WHAT YOU SHOULD DO
How many of the lines that follow contain the word "draw"? Give only the number.
....
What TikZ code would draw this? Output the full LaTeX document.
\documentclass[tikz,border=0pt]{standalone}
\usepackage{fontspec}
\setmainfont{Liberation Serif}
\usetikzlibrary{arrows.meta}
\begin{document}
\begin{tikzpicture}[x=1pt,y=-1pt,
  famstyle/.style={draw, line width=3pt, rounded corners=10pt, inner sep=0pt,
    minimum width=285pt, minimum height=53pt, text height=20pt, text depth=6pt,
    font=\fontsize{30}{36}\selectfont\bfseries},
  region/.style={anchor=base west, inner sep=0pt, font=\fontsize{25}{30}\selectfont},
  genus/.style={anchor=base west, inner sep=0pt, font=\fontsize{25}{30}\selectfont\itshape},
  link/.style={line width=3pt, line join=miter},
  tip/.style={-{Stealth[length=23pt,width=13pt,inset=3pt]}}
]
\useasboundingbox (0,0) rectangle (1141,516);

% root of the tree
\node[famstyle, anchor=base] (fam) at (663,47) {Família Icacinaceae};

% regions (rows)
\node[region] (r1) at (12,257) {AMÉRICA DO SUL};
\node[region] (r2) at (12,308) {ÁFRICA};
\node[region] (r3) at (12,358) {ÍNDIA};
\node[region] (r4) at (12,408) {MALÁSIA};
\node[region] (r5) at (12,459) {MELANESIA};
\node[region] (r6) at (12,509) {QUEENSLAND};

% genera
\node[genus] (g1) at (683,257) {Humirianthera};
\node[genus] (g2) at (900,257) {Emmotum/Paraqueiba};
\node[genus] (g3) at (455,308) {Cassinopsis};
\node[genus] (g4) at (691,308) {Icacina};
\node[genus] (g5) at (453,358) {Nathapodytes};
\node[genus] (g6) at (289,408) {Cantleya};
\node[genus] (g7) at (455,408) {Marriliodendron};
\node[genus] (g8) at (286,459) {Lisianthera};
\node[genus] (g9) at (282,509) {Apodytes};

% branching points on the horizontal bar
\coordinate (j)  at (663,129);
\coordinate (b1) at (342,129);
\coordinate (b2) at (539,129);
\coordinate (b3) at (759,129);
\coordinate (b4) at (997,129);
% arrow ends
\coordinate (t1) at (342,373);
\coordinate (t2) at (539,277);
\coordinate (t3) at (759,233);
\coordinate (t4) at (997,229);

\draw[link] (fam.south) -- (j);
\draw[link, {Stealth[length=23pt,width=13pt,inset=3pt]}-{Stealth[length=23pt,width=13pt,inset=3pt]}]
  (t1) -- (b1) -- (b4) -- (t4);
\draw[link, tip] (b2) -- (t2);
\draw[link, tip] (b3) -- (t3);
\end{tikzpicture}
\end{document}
....
THE ANSWER
6